March 04, 2006

Roadnotes: Denver 1

Two days ago at my writer's group there was surprise expressed, by several, that I, at age 31, had been to 15 or 20 funerals. I didn't think it was that many. So now I wonder how many is normal?

The subject came up, of course, when I told them of my upcoming trip. The one I'm on now. I'm going to a funeral in Denver. I'm not there, yet - I'm on a bus headed to SEATAC, wishing my suit and dress shoes didn't require me to take a full-sized carry-on. Much easier to get around with just a backpack.

I'm at the airport. A quick tour of food options made me think that vegetarians don't travel much. I had to walk what seemed like half the length of the airport just to find something that wasn't a veggie burger.

Now, I'm watching a woman eat, one table over. She stares at the cover of a fashion magazine and finishes her food. Then she flips through the magazine, quicky and efficiently taking out all the postcard size ads that would ineveitably fall out if she didn't do this.

I caught you, lady! See, we all do these little things but we usually don't consider that we are doing them for an audience. Enough, though. I'll leave her with her stack of postcard ads and quit writing. I'm not even there, yet....



No, there's one last thing. (I'm wordy today.) Is anyone else a regular Frontier flyer? If you're over, say, 5'10", you have to stoop down to see underneath the overhead compartments in order to see the row numbers for your seat assignment.

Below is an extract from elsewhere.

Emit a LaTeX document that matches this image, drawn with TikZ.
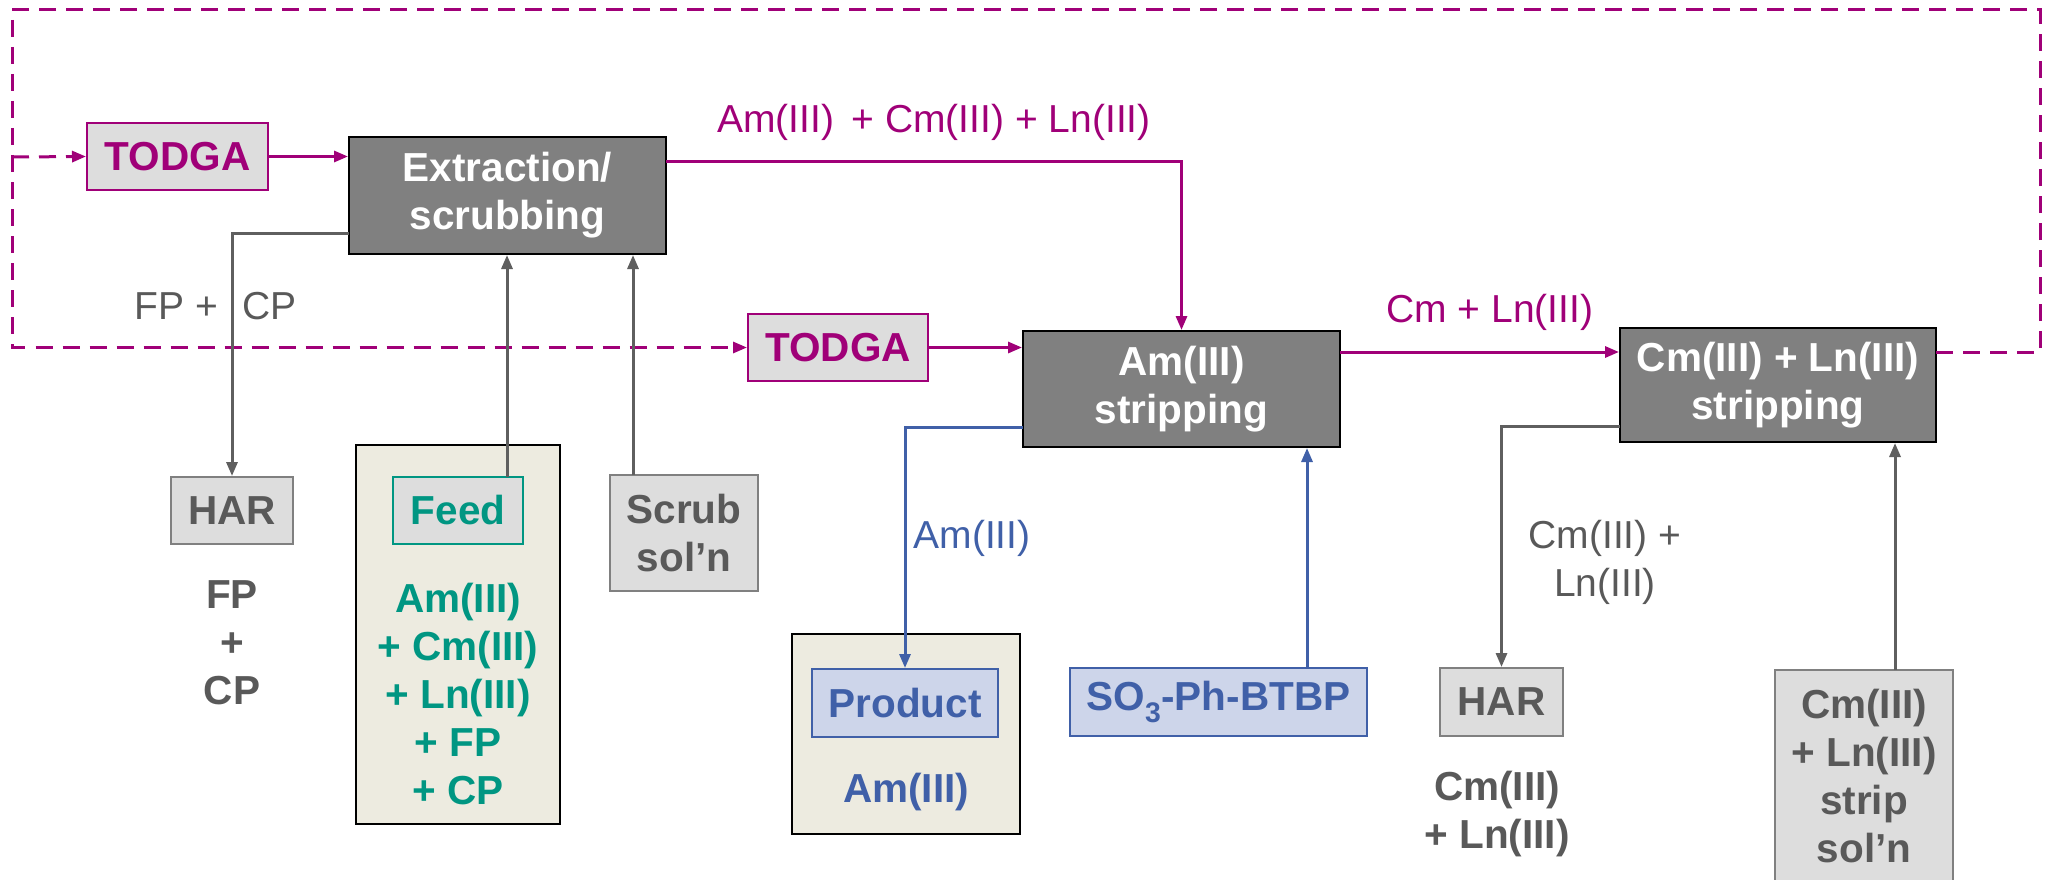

My first time on a Frontier plane freaked me out - I couldn't see any row numbers, yet everyone else seemed to know exactly where to go. It was Twilight Zone-esque. I almost turned around and counted the rows behind me. I did figure it out, somehow, without asking, and for a while afterward it annoyed me whenever I flew Frontier. Now it makes me laugh. Just a little. Deep down inside, where no one can see.

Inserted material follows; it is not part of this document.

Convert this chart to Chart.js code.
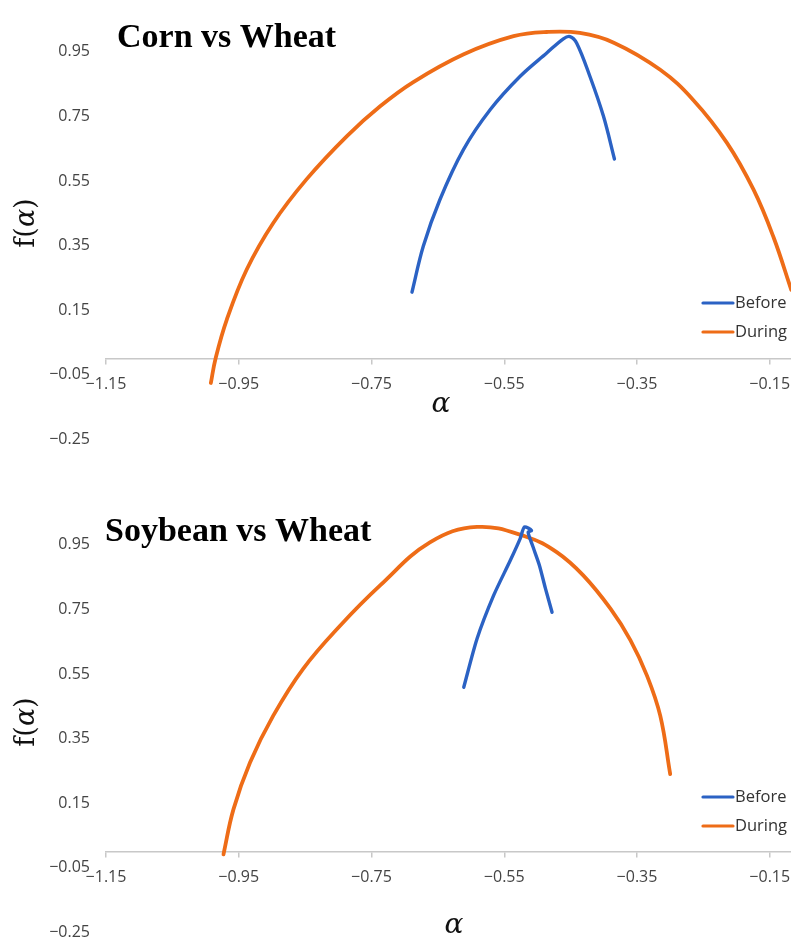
<!DOCTYPE html>
<html>
<head>
<meta charset="utf-8">
<script src="https://cdn.jsdelivr.net/npm/chart.js@4/dist/chart.umd.min.js"></script>
<style>
  html, body { margin: 0; padding: 0; background: #fff; }
  #wrap { position: relative; width: 791px; height: 939px; overflow: hidden; background: #fff; }
  .panel { position: absolute; left: 0; width: 791px; height: 446px; }
  #p1 { top: 0; }
  #p2 { top: 493px; }
  canvas { display: block; }
</style>
</head>
<body>
<div id="wrap">
  <div class="panel" id="p1"><canvas id="c1" width="791" height="446"></canvas></div>
  <div class="panel" id="p2"><canvas id="c2" width="791" height="446"></canvas></div>
</div>
<script>
// Axis ticks shared by both panels
const alphaTicks = [-1.15, -0.95, -0.75, -0.55, -0.35, -0.15];
const fTicks = [-0.25, -0.05, 0.15, 0.35, 0.55, 0.75, 0.95];
const seriesNames = ['Before', 'During'];
const panelTitles = ['Corn vs Wheat', 'Soybean vs Wheat'];

// Corn vs Wheat spectra
const cornBeforeAlpha = [-0.689, -0.672, -0.647, -0.6115, -0.571, -0.526, -0.486, -0.461, -0.451, -0.441, -0.421, -0.4005, -0.384];
const cornBeforeF     = [0.206, 0.348, 0.492, 0.647, 0.771, 0.874, 0.946, 0.990, 0.997, 0.977, 0.874, 0.750, 0.618];
const cornDuringAlpha = [-0.992, -0.985, -0.968, -0.938, -0.898, -0.848, -0.787, -0.737, -0.687, -0.611, -0.536, -0.486, -0.436, -0.385, -0.315, -0.265, -0.2145, -0.1744, -0.1443, -0.1176];
const cornDuringF     = [-0.075, 0.000, 0.121, 0.276, 0.420, 0.555, 0.689, 0.781, 0.856, 0.942, 0.998, 1.011, 1.008, 0.978, 0.894, 0.800, 0.668, 0.523, 0.376, 0.213];

// Soybean vs Wheat spectra
const soyBeforeAlpha = [-0.611, -0.591, -0.566, -0.541, -0.526, -0.5195, -0.509, -0.514, -0.507, -0.497, -0.488, -0.478];
const soyBeforeF     = [0.509, 0.659, 0.793, 0.901, 0.969, 1.005, 0.994, 0.989, 0.945, 0.886, 0.815, 0.741];
const soyDuringAlpha = [-0.973, -0.958, -0.933, -0.898, -0.853, -0.797, -0.737, -0.662, -0.591, -0.516, -0.471, -0.431, -0.390, -0.360, -0.335, -0.315, -0.300];
const soyDuringF     = [-0.008, 0.131, 0.276, 0.421, 0.566, 0.700, 0.824, 0.957, 1.005, 0.974, 0.927, 0.855, 0.752, 0.655, 0.545, 0.421, 0.240];

const BLUE = '#2b62c4';
const ORANGE = '#ee6c17';
const TICK_COLOR = '#444444';
const AXIS_COLOR = '#c8c8c8';

function toPoints(xs, ys) {
  return xs.map((x, i) => ({ x: x, y: ys[i] }));
}

function fmt(v) {
  return (v < 0 ? '\u2212' : '') + Math.abs(v).toFixed(2);
}

// Title, axis titles and legend drawn onto each panel
const panelText = {
  id: 'panelText',
  afterDraw(chart, args, opts) {
    const ctx = chart.ctx;
    ctx.save();
    ctx.fillStyle = '#000';
    ctx.textAlign = 'left';
    ctx.textBaseline = 'alphabetic';
    ctx.font = 'bold 34px "Liberation Serif"';
    ctx.fillText(opts.title, opts.titleX, opts.titleY);

    // x axis title
    ctx.font = 'italic 28px "DejaVu Serif"';
    ctx.textAlign = 'center';
    ctx.textBaseline = 'middle';
    ctx.fillStyle = '#111';
    ctx.fillText('\u03b1', opts.xTitleX, opts.xTitleY);

    // y axis title f(α), rotated
    ctx.save();
    ctx.translate(opts.yTitleX, opts.yTitleY);
    ctx.rotate(-Math.PI / 2);
    const upright = '27px "DejaVu Serif"';
    const slanted = 'italic 27px "DejaVu Serif"';
    ctx.font = upright; const w1 = ctx.measureText('f(').width; const w3 = ctx.measureText(')').width;
    ctx.font = slanted; const w2 = ctx.measureText('\u03b1').width;
    const x0 = -(w1 + w2 + w3) / 2;
    ctx.textAlign = 'left';
    ctx.font = upright; ctx.fillText('f(', x0, 0);
    ctx.font = slanted; ctx.fillText('\u03b1', x0 + w1, 0);
    ctx.font = upright; ctx.fillText(')', x0 + w1 + w2, 0);
    ctx.restore();

    // legend
    ctx.textAlign = 'left';
    ctx.textBaseline = 'middle';
    ctx.font = '16.5px "Open Sans"';
    chart.data.datasets.forEach((ds, i) => {
      const y = opts.legendY + i * 29;
      ctx.strokeStyle = ds.borderColor;
      ctx.lineWidth = 3.2;
      ctx.lineCap = 'round';
      ctx.beginPath();
      ctx.moveTo(703, y);
      ctx.lineTo(733, y);
      ctx.stroke();
      ctx.fillStyle = '#333';
      ctx.fillText(ds.label, 735, y);
    });
    ctx.restore();
  }
};

function makePanel(canvasId, title, beforePts, duringPts, beforeTension, text) {
  return new Chart(document.getElementById(canvasId), {
    type: 'scatter',
    data: {
      datasets: [
        { label: seriesNames[0], data: beforePts, showLine: true, borderColor: BLUE, backgroundColor: BLUE,
          borderWidth: 3.4, pointRadius: 0, tension: beforeTension,
          borderCapStyle: 'round', borderJoinStyle: 'round' },
        { label: seriesNames[1], data: duringPts, showLine: true, borderColor: ORANGE, backgroundColor: ORANGE,
          borderWidth: 3.8, pointRadius: 0, tension: 0.4,
          borderCapStyle: 'round', borderJoinStyle: 'round' }
      ]
    },
    options: {
      responsive: false,
      animation: false,
      layout: { padding: 0 },
      plugins: {
        legend: { display: false },
        title: { display: false },
        tooltip: { enabled: false },
        panelText: Object.assign({ title: title }, text)
      },
      scales: {
        x: {
          type: 'linear',
          min: -1.15,
          max: -0.118,
          position: { y: 0 },
          afterBuildTicks: s => { s.ticks = alphaTicks.map(v => ({ value: v })); },
          afterFit: s => { s.height = 0; s.paddingLeft = 0; s.paddingRight = 0; },
          grid: { drawOnChartArea: false, drawTicks: true, tickLength: 5, color: AXIS_COLOR, lineWidth: 1.5 },
          border: { display: true, color: AXIS_COLOR, width: 1.5 },
          ticks: { padding: 11, color: TICK_COLOR, font: { family: 'Open Sans', size: 16 },
                   maxRotation: 0, autoSkip: false, callback: v => fmt(v) }
        },
        y: {
          type: 'linear',
          min: -0.27,
          max: 1.11,
          afterBuildTicks: s => { s.ticks = fTicks.map(v => ({ value: v })); },
          afterFit: s => { s.width = 106; s.paddingTop = 0; s.paddingBottom = 0; },
          grid: { display: false, drawTicks: false, tickLength: 0 },
          border: { display: false },
          ticks: { padding: 16, color: TICK_COLOR, font: { family: 'Open Sans', size: 16 },
                   autoSkip: false, callback: v => fmt(v) }
        }
      }
    },
    plugins: [panelText]
  });
}

makePanel('c1', panelTitles[0],
  toPoints(cornBeforeAlpha, cornBeforeF), toPoints(cornDuringAlpha, cornDuringF), 0.35,
  { titleX: 117, titleY: 47, xTitleX: 441, xTitleY: 405, yTitleX: 27, yTitleY: 223, legendY: 303 });

makePanel('c2', panelTitles[1],
  toPoints(soyBeforeAlpha, soyBeforeF), toPoints(soyDuringAlpha, soyDuringF), 0.25,
  { titleX: 105, titleY: 48, xTitleX: 454, xTitleY: 433, yTitleX: 27, yTitleY: 229, legendY: 304 });
</script>
</body>
</html>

Okay. One last thing again. And this time I mean it. I'm too embarrassed to bring a book out of my bag to read. I'm on the plane and I have a copy of the DaVinci Code, but I feel like it'd be too cliche or just too stupid to show people that I, too, have stooped to that level. Incidentally, Dabi touched on this subject not long ago....

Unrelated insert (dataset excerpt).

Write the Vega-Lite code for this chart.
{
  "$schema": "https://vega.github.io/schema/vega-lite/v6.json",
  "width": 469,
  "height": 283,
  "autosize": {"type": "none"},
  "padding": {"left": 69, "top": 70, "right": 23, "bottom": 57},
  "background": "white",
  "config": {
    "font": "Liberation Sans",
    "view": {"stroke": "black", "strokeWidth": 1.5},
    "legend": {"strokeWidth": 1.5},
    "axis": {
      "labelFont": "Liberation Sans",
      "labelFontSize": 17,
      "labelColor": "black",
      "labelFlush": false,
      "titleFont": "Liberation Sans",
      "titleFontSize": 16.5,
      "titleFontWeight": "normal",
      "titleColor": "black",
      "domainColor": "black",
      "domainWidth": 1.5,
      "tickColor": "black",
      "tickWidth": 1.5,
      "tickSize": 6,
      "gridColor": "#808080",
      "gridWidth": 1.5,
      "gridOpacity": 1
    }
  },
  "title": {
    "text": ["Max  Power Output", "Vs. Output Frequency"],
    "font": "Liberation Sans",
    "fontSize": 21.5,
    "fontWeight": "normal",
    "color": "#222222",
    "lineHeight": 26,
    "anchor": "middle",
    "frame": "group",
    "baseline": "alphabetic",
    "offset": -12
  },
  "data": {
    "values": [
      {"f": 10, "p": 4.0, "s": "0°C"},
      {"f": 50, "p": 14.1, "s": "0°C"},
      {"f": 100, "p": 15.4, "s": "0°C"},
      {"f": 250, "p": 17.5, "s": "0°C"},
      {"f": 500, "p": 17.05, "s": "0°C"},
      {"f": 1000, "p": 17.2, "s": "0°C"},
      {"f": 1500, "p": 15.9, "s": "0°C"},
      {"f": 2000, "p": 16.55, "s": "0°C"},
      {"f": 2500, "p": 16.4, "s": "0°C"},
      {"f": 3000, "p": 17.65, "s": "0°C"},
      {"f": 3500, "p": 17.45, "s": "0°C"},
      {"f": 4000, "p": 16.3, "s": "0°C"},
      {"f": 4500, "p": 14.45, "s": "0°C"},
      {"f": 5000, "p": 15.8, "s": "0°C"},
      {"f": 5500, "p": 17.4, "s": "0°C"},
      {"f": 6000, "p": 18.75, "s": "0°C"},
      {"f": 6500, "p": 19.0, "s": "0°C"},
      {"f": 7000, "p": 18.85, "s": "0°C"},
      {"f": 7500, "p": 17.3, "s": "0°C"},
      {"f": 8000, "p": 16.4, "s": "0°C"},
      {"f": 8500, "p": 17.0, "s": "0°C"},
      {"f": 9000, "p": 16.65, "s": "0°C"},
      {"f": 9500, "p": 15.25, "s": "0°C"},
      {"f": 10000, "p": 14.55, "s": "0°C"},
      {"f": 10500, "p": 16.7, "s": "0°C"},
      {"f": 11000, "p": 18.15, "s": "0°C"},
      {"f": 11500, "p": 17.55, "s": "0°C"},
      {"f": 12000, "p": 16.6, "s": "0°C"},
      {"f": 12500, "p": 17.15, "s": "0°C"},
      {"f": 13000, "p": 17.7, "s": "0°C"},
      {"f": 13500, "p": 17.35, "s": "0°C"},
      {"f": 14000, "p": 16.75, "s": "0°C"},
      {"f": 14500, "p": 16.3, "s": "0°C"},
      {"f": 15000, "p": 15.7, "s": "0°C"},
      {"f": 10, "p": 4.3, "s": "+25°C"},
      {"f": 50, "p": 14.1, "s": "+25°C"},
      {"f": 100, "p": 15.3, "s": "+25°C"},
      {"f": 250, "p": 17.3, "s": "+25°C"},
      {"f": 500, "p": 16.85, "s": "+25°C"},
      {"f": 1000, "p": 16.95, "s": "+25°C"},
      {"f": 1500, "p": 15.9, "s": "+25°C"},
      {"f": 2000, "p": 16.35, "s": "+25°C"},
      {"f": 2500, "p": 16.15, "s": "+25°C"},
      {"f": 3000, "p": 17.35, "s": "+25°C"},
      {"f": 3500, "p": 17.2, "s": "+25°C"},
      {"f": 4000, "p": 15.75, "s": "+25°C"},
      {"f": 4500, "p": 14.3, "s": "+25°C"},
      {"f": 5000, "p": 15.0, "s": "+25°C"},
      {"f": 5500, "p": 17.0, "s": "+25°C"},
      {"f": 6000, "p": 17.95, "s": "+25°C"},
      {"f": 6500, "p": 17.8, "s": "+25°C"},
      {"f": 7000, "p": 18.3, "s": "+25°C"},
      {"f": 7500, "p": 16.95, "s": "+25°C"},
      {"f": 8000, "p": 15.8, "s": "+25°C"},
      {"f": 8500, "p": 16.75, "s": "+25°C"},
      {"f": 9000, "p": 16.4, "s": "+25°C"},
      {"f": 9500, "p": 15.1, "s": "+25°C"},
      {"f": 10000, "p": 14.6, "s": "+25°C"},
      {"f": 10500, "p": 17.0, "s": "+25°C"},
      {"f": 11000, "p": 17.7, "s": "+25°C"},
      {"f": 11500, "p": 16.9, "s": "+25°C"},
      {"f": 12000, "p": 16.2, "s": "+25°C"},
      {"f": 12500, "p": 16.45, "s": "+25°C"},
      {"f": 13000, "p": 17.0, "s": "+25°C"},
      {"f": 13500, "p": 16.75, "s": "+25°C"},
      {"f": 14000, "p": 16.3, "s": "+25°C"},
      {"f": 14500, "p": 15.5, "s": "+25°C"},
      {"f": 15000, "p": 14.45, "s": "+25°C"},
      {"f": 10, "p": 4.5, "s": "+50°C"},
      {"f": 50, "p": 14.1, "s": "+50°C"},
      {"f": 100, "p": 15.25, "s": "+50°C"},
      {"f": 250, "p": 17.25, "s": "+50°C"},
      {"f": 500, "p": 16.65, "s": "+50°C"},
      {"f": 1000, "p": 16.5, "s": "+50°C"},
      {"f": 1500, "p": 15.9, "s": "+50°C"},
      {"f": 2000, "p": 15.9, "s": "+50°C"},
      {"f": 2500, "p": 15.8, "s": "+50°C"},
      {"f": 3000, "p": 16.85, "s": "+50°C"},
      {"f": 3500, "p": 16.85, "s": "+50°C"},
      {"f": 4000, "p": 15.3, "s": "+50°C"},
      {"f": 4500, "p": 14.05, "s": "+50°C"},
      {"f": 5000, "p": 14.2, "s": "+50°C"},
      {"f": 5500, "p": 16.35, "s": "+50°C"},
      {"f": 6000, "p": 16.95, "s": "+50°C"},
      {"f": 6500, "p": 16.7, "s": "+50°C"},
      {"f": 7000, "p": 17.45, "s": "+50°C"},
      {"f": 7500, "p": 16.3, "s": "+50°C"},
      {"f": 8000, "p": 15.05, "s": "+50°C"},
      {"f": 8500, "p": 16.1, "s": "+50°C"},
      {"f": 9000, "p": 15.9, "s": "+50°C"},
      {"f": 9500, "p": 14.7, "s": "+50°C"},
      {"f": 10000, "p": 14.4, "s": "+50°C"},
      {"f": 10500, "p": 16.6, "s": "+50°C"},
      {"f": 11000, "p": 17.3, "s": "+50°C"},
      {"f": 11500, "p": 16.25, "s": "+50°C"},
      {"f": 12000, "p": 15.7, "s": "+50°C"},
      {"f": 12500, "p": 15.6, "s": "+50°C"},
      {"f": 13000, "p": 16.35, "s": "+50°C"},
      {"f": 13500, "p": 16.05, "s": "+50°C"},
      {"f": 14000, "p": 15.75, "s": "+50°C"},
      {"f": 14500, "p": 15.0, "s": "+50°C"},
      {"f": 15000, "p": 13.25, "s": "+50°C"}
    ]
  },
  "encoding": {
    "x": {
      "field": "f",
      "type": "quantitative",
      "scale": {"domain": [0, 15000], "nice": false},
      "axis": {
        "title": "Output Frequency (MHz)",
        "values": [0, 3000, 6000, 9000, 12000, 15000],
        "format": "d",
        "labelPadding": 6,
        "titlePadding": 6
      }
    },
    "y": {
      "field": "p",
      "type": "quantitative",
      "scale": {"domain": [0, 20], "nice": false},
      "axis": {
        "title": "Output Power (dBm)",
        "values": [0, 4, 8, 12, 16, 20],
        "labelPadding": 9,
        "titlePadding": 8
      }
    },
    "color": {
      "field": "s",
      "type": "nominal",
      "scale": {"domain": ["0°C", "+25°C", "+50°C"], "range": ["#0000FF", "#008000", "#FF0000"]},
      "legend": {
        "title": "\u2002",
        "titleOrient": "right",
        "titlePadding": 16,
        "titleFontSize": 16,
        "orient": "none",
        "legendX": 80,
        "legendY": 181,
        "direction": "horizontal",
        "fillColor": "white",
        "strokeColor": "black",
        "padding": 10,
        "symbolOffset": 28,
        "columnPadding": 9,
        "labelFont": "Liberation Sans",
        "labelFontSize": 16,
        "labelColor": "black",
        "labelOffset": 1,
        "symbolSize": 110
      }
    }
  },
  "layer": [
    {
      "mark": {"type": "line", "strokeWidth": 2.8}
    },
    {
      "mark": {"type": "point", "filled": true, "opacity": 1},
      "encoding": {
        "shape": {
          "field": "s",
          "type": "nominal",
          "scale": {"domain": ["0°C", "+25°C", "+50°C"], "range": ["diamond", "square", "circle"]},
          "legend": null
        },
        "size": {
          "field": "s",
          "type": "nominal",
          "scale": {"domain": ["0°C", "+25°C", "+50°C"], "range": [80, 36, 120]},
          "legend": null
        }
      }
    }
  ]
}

Of course, I haven't REALLY stooped that low - I have to read it for a class I'm taking next quarter. The class is called, "The DaVinci Code." Honest. I'm not keen on the book, but I am keen on the history that the book is based on, which is what the class is about. Baigent and Leigh have done some great work and I couldn't pass up the chance to study it in an academic setting. Thus, I must read the book - it's homework I've been given before the quarter has even started. Don't ask me why, but I do actually love this school.

Anyway, I have other, more dignifying, options: The Elements of Style and Ouisconsin, a book of poems by one of my professors. I'm shutting up now. Who knows - I may not have anything to say for the rest of the trip.

2 comments:

Joey Polanski said...

Frontier -- thats th airline whose planes are all made outta folded papr, rite?

Aaron Dietz said...

No, these are made of pure animal parts.